There is no shortcut to assessing a portfolio’s net-zero alignment: data is incomplete, and we believe analysts’ insights are critical.

As governments worldwide increasingly commit to net-zero greenhouse gas emissions targets, companies and investors recognize the need to manage the risk of misalignment with those commitments.

Corporate commitments and emissions-reduction plans are not always science-based or realistic, however, and the data available for assessing alignment is often incomplete and backward-looking. That makes it tempting to rely on one of the many new “Paris-Aligned” or “Climate Transition” indices as a reference point, but we argue that the European Union regulation defining the parameters of these benchmarks is flawed, forcing them to achieve emissions reduction with the blunt instrument of reducing the weight of high-emitting sectors.

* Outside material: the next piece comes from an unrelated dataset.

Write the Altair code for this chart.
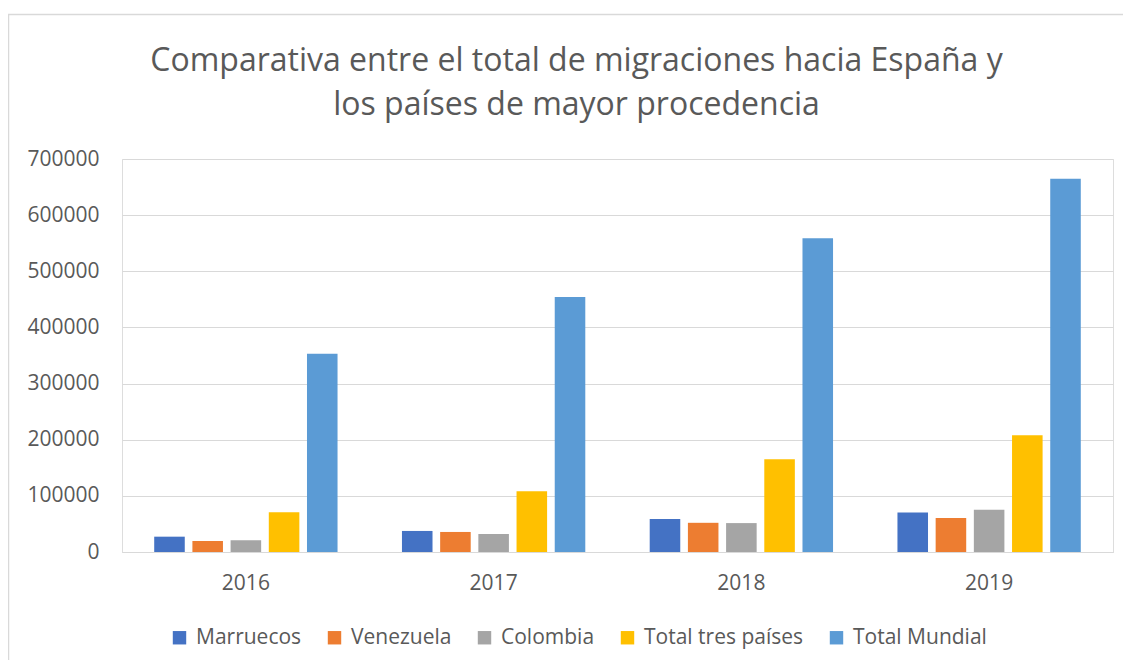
import altair as alt
import pandas as pd

years = ["2016", "2017", "2018", "2019"]
series = ["Marruecos", "Venezuela", "Colombia", "Total tres países", "Total Mundial"]
marruecos = [27300, 37500, 58600, 70300]
venezuela = [19600, 35700, 52000, 60400]
colombia = [20900, 32100, 51500, 75100]
total_tres = [70900, 108400, 165200, 207800]
total_mundial = [353000, 454000, 558800, 664800]
colors = ["#4472C4", "#ED7D31", "#A5A5A5", "#FFC000", "#5B9BD5"]
y_ticks = [0, 100000, 200000, 300000, 400000, 500000, 600000, 700000]

rows = []
for s, vals in zip(series, [marruecos, venezuela, colombia, total_tres, total_mundial]):
    for yr, v in zip(years, vals):
        rows.append({"Año": yr, "Serie": s, "Valor": v})
df = pd.DataFrame(rows)

FONT = "Open Sans"
TXT = "#595959"

bars = alt.Chart(df).mark_bar().encode(
    x=alt.X("Año:N", sort=years,
            scale=alt.Scale(paddingInner=0.26, paddingOuter=0.13),
            axis=alt.Axis(title=None, labelAngle=0, ticks=False, domainColor="#D9D9D9",
                          domainWidth=1, labelFontSize=21, labelColor=TXT, labelFont=FONT,
                          labelPadding=20, grid=False)),
    xOffset=alt.XOffset("Serie:N", sort=series, scale=alt.Scale(paddingInner=0.2, paddingOuter=0)),
    y=alt.Y("Valor:Q", scale=alt.Scale(domain=[0, 700000], nice=False),
            axis=alt.Axis(title=None, values=y_ticks, format="d", ticks=False, domain=False,
                          gridColor="#D9D9D9", gridWidth=1, labelFontSize=21, labelColor=TXT,
                          labelFont=FONT, labelPadding=23)),
    color=alt.Color("Serie:N", sort=series,
                    scale=alt.Scale(domain=series, range=colors),
                    legend=alt.Legend(title=None, orient="none", direction="horizontal",
                                      legendX=47, legendY=468,
                                      symbolType="square", symbolSize=180, symbolStrokeWidth=0,
                                      labelFontSize=21, labelColor=TXT, labelFont=FONT,
                                      columnPadding=22, labelOffset=6)),
)

frame = alt.Chart(alt.Data(values=[{"a": 1}])).mark_rect(
    fill=None, stroke="#D9D9D9", strokeWidth=1.5
).encode(
    x=alt.value(-113.5), x2=alt.value(1100), y=alt.value(-144.5), y2=alt.value(600)
)

chart = alt.layer(frame, bars).properties(
    width=991, height=393,
    autosize=alt.AutoSizeParams(type="none"),
    padding={"left": 114, "top": 151, "right": 10, "bottom": 108},
    title=alt.Title(
        ["Comparativa entre el total de migraciones hacia España y",
         "los países de mayor procedencia"],
        fontSize=32, font=FONT, fontWeight="normal", color=TXT, lineHeight=44,
        anchor="middle", frame="group", dx=-41, offset=-108,
    ),
).configure_view(stroke=None).configure(background="white")

chart.save("out.html", embed_options={"renderer": "svg", "actions": False})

That is why we believe investors must make their own assessment of companies’ net-zero alignment, and why we think those assessments should be informed by fundamental-research capabilities that can fill the gaps in the data with specialist, real-time insight. Neuberger Berman’s Net-Zero Alignment Indicator is designed to answer this need.

In this paper, we describe how the Indicator works, and why we think it is necessary for any investor wanting to assess companies’ progress on emissions reduction, and identify where they might help to drive that progress.

Executive Summary

  • In our view, the degree to which investment portfolios are aligned with the broadly adopted policy target of net-zero emissions by 2050 represents an important source of risk and opportunity.
  • A number of “Paris-Aligned” or “Climate Transition” index benchmarks have appeared on the market, but they suffer from flaws due to incomplete data and poorly conceived parameters in the benchmark regulation.
  • We believe investors must make their own assessment of companies’ net-zero alignment, and that these assessments should be informed by fundamental-research that complement reported data.
  • The Net-Zero Investment Framework (NZIF) developed by the Institutional Investor Group on Climate Change (IIGCC) provides a useful model, particularly in terms of its forward-looking emphasis and its recognition of sector differentiation.
  • The NB Net Zero Alignment Indicator builds on the IIGCC NZIF.
    • Quantitative scores draw on multiple third-party data points
    • Qualitative inputs from specialist research analysts can override the initial quantitative scores
  • Real-world examples of analysts overriding initial quantitative scores demonstrate the critical importance of this analyst input in the process.
  • Where an investor has a substantial company engagement program, the NB Net Zero Alignment Indicator introduces an additional feedback loop insights from engagement feed into the scores, and those evolving scores then help us to track and focus engagement on issuers’ specific areas of weakness.